* Begin Exercise input *

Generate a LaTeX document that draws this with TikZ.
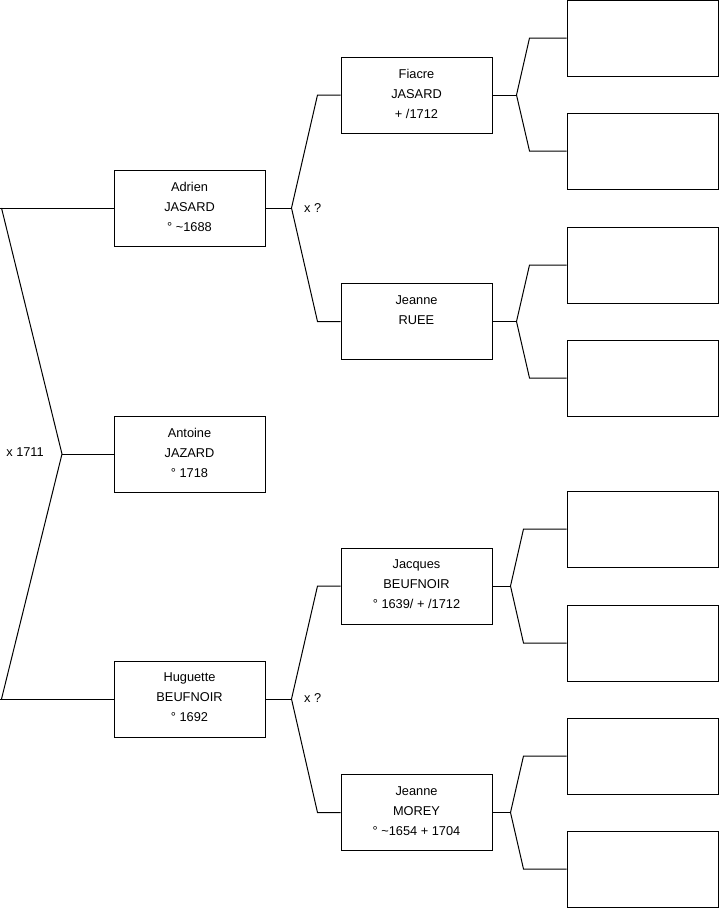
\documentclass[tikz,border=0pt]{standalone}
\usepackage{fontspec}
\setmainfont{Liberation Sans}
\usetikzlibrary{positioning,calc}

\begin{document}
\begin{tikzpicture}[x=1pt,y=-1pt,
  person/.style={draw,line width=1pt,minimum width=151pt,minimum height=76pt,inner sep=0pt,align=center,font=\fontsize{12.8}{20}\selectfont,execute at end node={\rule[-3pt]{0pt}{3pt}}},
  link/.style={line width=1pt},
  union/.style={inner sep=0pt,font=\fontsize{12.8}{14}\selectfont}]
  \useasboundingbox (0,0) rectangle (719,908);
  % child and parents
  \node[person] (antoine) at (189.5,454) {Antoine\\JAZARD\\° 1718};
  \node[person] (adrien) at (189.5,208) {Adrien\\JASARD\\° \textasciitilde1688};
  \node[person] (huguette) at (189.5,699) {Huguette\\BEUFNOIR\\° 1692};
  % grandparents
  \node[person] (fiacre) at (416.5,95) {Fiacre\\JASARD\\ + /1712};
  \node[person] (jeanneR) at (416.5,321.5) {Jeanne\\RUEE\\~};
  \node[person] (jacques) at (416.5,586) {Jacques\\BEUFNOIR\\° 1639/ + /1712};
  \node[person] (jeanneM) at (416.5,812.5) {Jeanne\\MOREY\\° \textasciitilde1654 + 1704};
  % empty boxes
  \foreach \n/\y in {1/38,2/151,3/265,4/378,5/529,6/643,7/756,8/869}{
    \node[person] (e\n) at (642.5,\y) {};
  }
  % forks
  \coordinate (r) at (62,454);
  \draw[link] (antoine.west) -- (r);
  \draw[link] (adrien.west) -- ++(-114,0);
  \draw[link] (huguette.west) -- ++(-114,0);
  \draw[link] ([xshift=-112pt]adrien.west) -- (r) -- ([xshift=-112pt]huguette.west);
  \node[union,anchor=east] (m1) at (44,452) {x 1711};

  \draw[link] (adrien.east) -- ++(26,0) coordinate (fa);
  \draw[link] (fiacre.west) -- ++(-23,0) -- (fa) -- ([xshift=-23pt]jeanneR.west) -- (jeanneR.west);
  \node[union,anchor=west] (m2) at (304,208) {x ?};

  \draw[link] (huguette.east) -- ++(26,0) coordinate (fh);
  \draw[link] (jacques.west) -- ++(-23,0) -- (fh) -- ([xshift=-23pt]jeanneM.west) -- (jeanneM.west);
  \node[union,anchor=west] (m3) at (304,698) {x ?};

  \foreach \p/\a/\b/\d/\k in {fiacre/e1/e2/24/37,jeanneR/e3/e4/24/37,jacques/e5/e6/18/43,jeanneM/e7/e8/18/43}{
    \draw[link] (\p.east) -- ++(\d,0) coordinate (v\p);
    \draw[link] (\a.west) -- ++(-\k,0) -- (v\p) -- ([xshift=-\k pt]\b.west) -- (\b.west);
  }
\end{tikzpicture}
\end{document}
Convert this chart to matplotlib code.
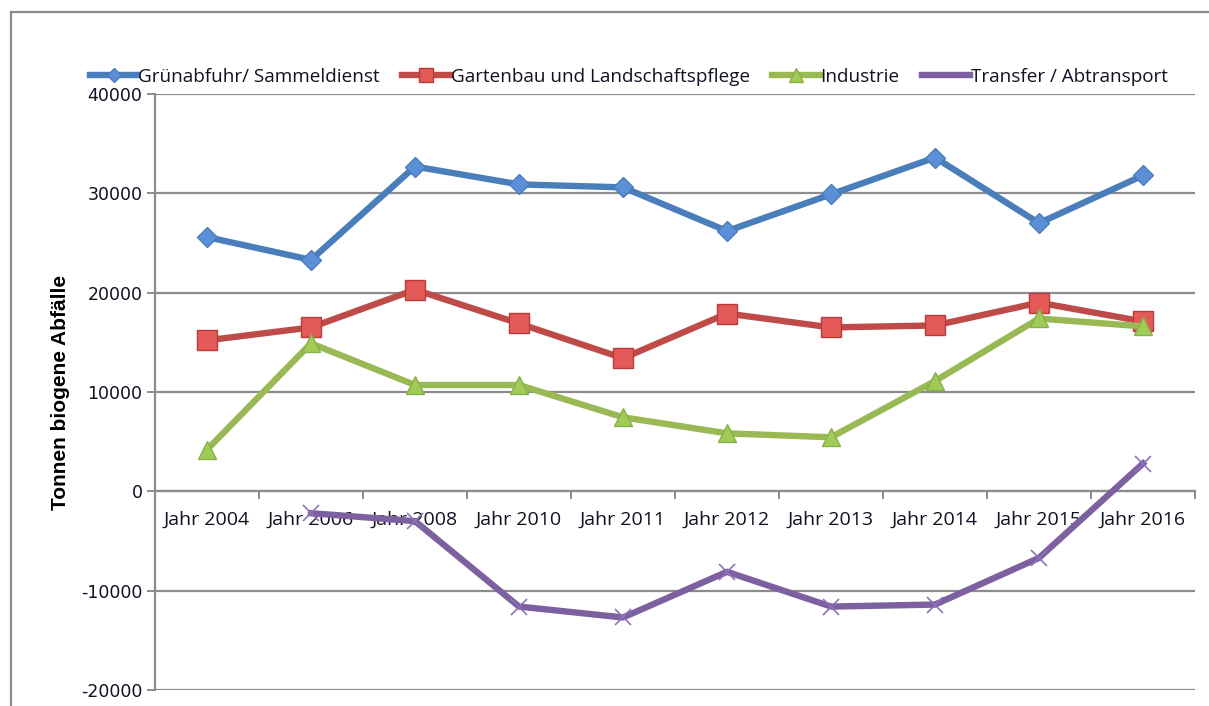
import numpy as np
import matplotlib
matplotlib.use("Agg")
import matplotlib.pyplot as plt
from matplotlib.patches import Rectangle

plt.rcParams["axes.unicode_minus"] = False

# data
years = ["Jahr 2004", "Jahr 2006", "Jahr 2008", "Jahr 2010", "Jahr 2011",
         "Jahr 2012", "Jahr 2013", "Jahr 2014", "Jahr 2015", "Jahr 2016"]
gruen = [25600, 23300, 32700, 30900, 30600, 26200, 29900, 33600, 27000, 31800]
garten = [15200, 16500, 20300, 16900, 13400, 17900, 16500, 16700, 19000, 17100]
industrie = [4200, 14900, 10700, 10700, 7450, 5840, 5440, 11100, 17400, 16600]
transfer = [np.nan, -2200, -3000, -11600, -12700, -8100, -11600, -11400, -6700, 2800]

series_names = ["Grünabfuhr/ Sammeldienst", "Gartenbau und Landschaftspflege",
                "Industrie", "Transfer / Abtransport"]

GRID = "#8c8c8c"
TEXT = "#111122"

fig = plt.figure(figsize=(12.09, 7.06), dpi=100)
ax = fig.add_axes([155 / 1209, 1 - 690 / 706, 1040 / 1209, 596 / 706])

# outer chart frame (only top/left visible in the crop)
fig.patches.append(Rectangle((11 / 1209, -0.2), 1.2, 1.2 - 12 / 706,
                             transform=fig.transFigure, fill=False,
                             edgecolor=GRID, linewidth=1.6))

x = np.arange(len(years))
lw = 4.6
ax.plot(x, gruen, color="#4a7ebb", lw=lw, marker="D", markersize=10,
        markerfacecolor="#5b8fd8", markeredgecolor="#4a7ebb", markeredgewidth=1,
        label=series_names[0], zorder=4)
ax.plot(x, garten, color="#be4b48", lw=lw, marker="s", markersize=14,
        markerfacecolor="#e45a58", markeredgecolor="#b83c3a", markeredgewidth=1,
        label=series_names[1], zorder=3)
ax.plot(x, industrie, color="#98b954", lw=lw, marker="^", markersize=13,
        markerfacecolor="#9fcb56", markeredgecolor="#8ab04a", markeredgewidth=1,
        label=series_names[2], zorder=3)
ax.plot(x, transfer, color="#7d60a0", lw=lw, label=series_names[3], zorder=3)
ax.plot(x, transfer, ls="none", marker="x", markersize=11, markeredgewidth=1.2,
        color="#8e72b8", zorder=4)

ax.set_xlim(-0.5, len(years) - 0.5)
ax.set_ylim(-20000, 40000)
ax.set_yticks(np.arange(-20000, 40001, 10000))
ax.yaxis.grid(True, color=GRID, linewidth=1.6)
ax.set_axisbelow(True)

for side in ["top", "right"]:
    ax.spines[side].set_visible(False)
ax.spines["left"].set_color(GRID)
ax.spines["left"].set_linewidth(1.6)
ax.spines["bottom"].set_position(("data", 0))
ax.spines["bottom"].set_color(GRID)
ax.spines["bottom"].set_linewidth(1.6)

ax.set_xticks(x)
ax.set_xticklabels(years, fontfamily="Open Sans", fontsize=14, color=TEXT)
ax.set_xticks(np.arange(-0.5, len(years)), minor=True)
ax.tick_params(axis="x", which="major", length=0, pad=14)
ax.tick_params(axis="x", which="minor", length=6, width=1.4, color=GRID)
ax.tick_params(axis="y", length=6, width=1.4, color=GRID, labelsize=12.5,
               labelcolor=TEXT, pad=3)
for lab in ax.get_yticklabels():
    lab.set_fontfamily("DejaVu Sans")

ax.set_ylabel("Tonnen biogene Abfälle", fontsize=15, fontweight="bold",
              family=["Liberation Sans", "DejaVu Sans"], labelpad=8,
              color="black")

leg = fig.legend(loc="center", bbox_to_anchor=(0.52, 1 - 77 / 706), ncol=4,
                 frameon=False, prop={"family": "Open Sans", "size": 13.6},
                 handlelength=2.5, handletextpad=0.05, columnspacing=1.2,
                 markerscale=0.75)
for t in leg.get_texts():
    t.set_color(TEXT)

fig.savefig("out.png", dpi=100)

* End Exercise input *

> [Required task]: Skip the pictures. Set down only the lines from the one containing "Convert this chart to matplotlib code." through the one containing "ax = fig.add_axes([155", exactly as they appear, ends included.

> [Exercise answer]:
Convert this chart to matplotlib code.
import numpy as np
import matplotlib
matplotlib.use("Agg")
import matplotlib.pyplot as plt
from matplotlib.patches import Rectangle

plt.rcParams["axes.unicode_minus"] = False

# data
years = ["Jahr 2004", "Jahr 2006", "Jahr 2008", "Jahr 2010", "Jahr 2011",
         "Jahr 2012", "Jahr 2013", "Jahr 2014", "Jahr 2015", "Jahr 2016"]
gruen = [25600, 23300, 32700, 30900, 30600, 26200, 29900, 33600, 27000, 31800]
garten = [15200, 16500, 20300, 16900, 13400, 17900, 16500, 16700, 19000, 17100]
industrie = [4200, 14900, 10700, 10700, 7450, 5840, 5440, 11100, 17400, 16600]
transfer = [np.nan, -2200, -3000, -11600, -12700, -8100, -11600, -11400, -6700, 2800]

series_names = ["Grünabfuhr/ Sammeldienst", "Gartenbau und Landschaftspflege",
                "Industrie", "Transfer / Abtransport"]

GRID = "#8c8c8c"
TEXT = "#111122"

fig = plt.figure(figsize=(12.09, 7.06), dpi=100)
ax = fig.add_axes([155 / 1209, 1 - 690 / 706, 1040 / 1209, 596 / 706])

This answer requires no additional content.